|
|
bes
Eine Quote für deutsche Musik?
Pro und Kontra im Bundestag
Kultur und Medien. Ein ungewöhnliches Thema
hat den Bundestag am 29. September beschäftigt: Statt
über Steuersätze, Haushaltspläne, Krankenkassen-,
Renten- oder Pflegeversicherungsbeiträge ließen sich die
Abgeordneten über die Quantität und Qualität der
Musik aus den deutschen Landen in einer öffentlichen
Anhörung mit Künstlern sowie Vertretern der Sender und
der Musikbranche als Sachverständigen unterrichten und
diskutierten anschließend bei zum Teil reger Anteilnahme des
zahlreichen Publikums über das Für und Wider einer
Musikquote für deutsche Titel. Der ehemalige französische
Kulturminister Jacques Toubon berichtete in der gemeinsamen Sitzung
des Ausschusses für Kultur und Medien und der
Enquete-Kommission "Kultur in Deutschland" über die
Erfahrungen mit der Quote in seinem Land. Dort müssen die
Radiosender schon seit zehn Jahren zu 40 Prozent französische
Musik spielen.
Anlass für das Hearing war eine seit
längerem in der Öffentlichkeit geführte Diskussion
über den niedrigen Anteil deutscher Musik in den
Hörfunkprogrammen und die Krise der deutschen Musikindustrie.
Der Ruf nach einer Radioquote, der schon in den 90er-Jahren laut
geworden war, findet zurzeit Unterstützung bei Politikern quer
durch die politischen Lager und wird erneut von der Musikbranche
lanciert. Nicht ohne Einfluss auf den Verlauf der Anhörung im
Bundestag war wohl auch die Initiative von 500 Künstlern aus
Deutschland "Musiker in eigener Sache", die sich für die
Quotierung einsetzen. Der Initiator des Aufrufs, Jim Rakete, der
als Sachverständiger geladen war, beklagte, deutschsprachige
Musik mache im öffentlich-rechtlichen Rundfunk nur noch 1,2
Prozent des Programms aus. Im Privatfunk liege der Wert noch
darunter. Der Vorsitzende der deutschen Phonoverbände, Gerd
Gebhard, kritisierte die öffentlich-rechtlichen Sender. Sie
verweigerten sich, ihren Auftrag zu erfüllen. Deutsche
Neuheiten würden in den Programmen ignoriert. Es gehe bei
seiner Kritik nicht darum, die Versäumnisse der deutschen
Musikindustrie schön zu reden. Es könne aber nicht sein,
dass im Rundfunk "alles, was aus dem Ausland kommt, besser goutiert
wird". Diese harsche Kritik ließ der Vorsitzende der
ARD-Hörfunkkommission, Gernot Romann, nicht auf sich sitzen.
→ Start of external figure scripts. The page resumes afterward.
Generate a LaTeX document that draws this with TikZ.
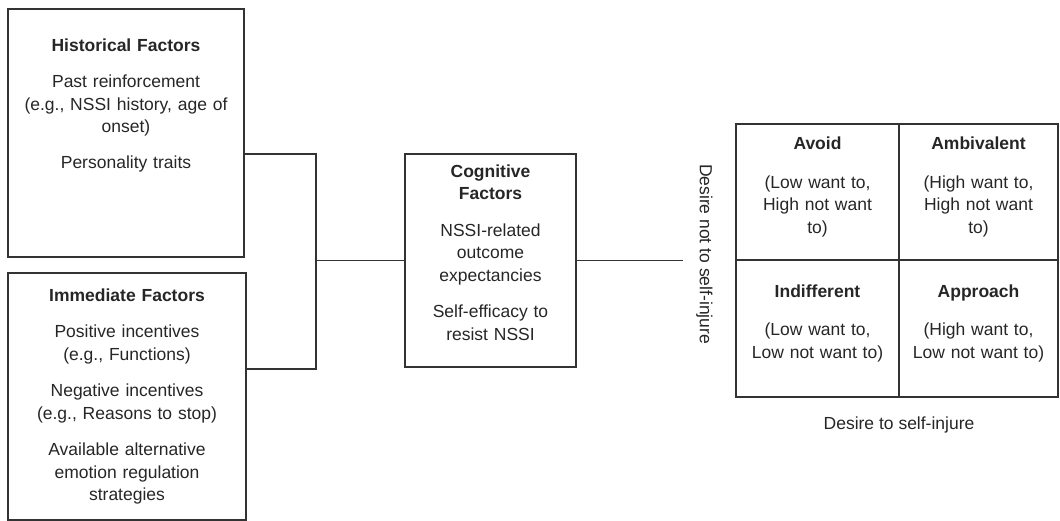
\documentclass[tikz,border=0pt]{standalone}
\usepackage{fontspec}
\setmainfont{Liberation Sans}

\begin{document}
\begin{tikzpicture}[x=1pt, y=-1pt,
	every node/.style={font=\fontsize{17.5}{22.5}\selectfont, text=black!85},
	factor/.style={draw=black!80, line width=1.5pt, align=center, inner sep=4pt},
	cell/.style={draw=black!80, line width=1.5pt, align=center, text width=150pt, inner sep=4pt},
	link/.style={draw=black!80, line width=1.5pt}]
	\useasboundingbox (0,0) rectangle (1060,521);
	\node [factor, text width=226pt, minimum width=236pt, minimum height=248pt] (hist) at (126,133)
		{\textbf{Historical Factors}\\[14pt] Past reinforcement\\(e.g., NSSI history, age of\\onset)\\[13.5pt] Personality traits\\[36pt]\mbox{}};
	\node [factor, text width=226pt, minimum width=238pt, minimum height=247pt] (imm) at (127,396.5)
		{\textbf{Immediate Factors}\\[14pt] Positive incentives\\(e.g., Functions)\\[14pt] Negative incentives\\(e.g., Reasons to stop)\\[14pt] Available alternative\\emotion regulation\\strategies};
	\node [factor, text width=160pt, minimum width=171pt, minimum height=213pt] (cog) at (490.5,260.5)
		{\textbf{Cognitive}\\\textbf{Factors}\\[14pt] NSSI-related\\outcome\\expectancies\\[14pt] Self-efficacy to\\resist NSSI\\[-6.5pt]\mbox{}};
	\node [cell, minimum width=163pt, minimum height=136pt] (avoid) at (817.5,192)
		{\textbf{Avoid}\\[16pt](Low want to,\\High not want\\to)\\[-8.5pt]\mbox{}};
	\node [cell, minimum width=159pt, minimum height=136pt] (ambiv) at (978.5,192)
		{\textbf{Ambivalent}\\[16pt](High want to,\\High not want\\to)\\[-8.5pt]\mbox{}};
	\node [cell, minimum width=163pt, minimum height=137pt] (indiff) at (817.5,328.5)
		{\textbf{Indifferent}\\[15.5pt](Low want to,\\Low not want to)\\[-8.5pt]\mbox{}};
	\node [cell, minimum width=159pt, minimum height=137pt] (appr) at (978.5,328.5)
		{\textbf{Approach}\\[15.5pt](High want to,\\Low not want to)\\[-8.5pt]\mbox{}};
	\node [rotate=-90, anchor=south, inner ysep=13pt] (notwant) at (683,254) {Desire not to self-injure};
	\node (want) at (899,425) {Desire to self-injure};
	\coordinate (join) at (316,260.5);
	\draw [link] ([yshift=-21pt]hist.east) -| (join);
	\draw [link] ([yshift=27.5pt]imm.east) -| (join);
	\draw [link] (join) -- (cog.west);
	\draw [link] (cog.east) -- (cog.east -| notwant.south);
\end{tikzpicture}
\end{document}
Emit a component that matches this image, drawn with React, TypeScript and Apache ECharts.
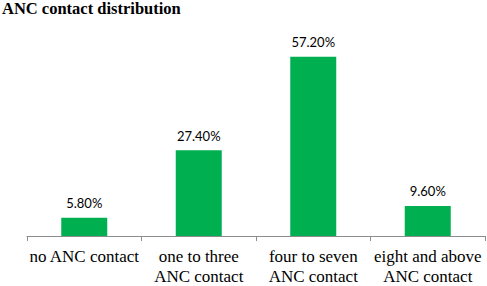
import React, { useEffect, useRef } from "react";
import * as echarts from "echarts";

const categories = ["no ANC contact", "one to three\nANC contact", "four to seven\nANC contact", "eight and above\nANC contact"];
const values = [5.8, 27.4, 57.2, 9.6];
const titleText = "ANC contact distribution";

export default function App() {
  const ref = useRef<HTMLDivElement>(null);
  useEffect(() => {
    const chart = echarts.init(ref.current!, null, { renderer: "svg" });
    chart.setOption({
      animation: false,
      title: {
        text: titleText,
        left: 2,
        top: 0,
        padding: 0,
        textStyle: { fontFamily: "'Liberation Serif', 'Times New Roman', serif", fontWeight: "bold", fontSize: 16.5, color: "#000" },
      },
      grid: { left: 27, right: 2, top: 48, bottom: 46 },
      xAxis: {
        type: "category",
        data: categories,
        axisLine: { lineStyle: { color: "#8c8c8c", width: 1 } },
        axisTick: { show: true, length: 5, lineStyle: { color: "#8c8c8c" } },
        axisLabel: {
          fontFamily: "'Liberation Serif', 'Times New Roman', serif",
          fontSize: 17,
          color: "#000",
          lineHeight: 20,
          margin: 10,
          interval: 0,
        },
      },
      yAxis: { type: "value", min: 0, max: 60, show: false, splitLine: { show: false } },
      series: [
        {
          type: "bar",
          data: values,
          barWidth: 46,
          itemStyle: { color: "#00b050" },
          label: {
            show: true,
            position: "top",
            distance: 8,
            fontFamily: "Lato",
            fontSize: 13,
            color: "#000",
            formatter: (p: any) => p.value.toFixed(2) + "%",
          },
        },
      ],
    });
    return () => chart.dispose();
  }, []);
  return <div ref={ref} style={{ width: 487, height: 286, position: "absolute", left: 0, top: 0 }} />;
}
Diese pauschalen Aussagen stimmten so nicht. Angesichts der breiten
Akzeptanz in der Bevölkerung könne er diese Schelte nicht
ganz begreifen. "Unser Kriterium ist der Hörer und kein
Lobbyistenverband". Die Quote würde zudem weder Qualität
noch Vielfalt, noch die Talentförderung stärken.
Gleichzeitig wies er auf die verfassungsmäßig garantierte
Programmautonomie der Sender hin.
Grundsätzliche Ablehnung der Quotierung
signalisierte Hans-Jürgen Kratz vom Verband Privater Rundfunk
und Telekommunikation. Dies würde einen massiven Eingriff in
die Rundfunkfreiheit der privaten Rundfunkanbieter bedeuten und die
Marktmechanismen außer Kraft setzen. Damit wären die
Existenz der Sender und viele Arbeitsplätze
bedroht.
Aus der Sicht des füheren
französischen Kulturministers Toubon sprechen die Erfolge mit
der Quote in seinem Land für das Modell. Neue Künstler
hätten Marktchancen erhalten und der Verkauf
französischer Platten sei um ein Mehrfaches gestiegen. Auch
die Privatsender lebten gut damit. Die Förderung einheimischer
Musik sei "eine Frage von grundlegender Bedeutung für die
Identität unserer Völker und Europas". Um die
Identität geht es bei diesem Thema auch nach Meinung von Udo
Dahmen, Leiter der Popakademie Baden-Württemberg. Viele junge
Künstler texteten gerne deutsch. Dies sei "hip" heute. Es geht
dabei um Authentizität, nicht um "Deutschtümelei". Dahm
sprach sich gleichzeitig für eine freiwillige
Selbstverfpflichtung der Sender aus. Man müsse sich unbedingt
verständigen, denn für die Künstler gilt: "Was nicht
gehört wird, kann nicht konsumiert werden."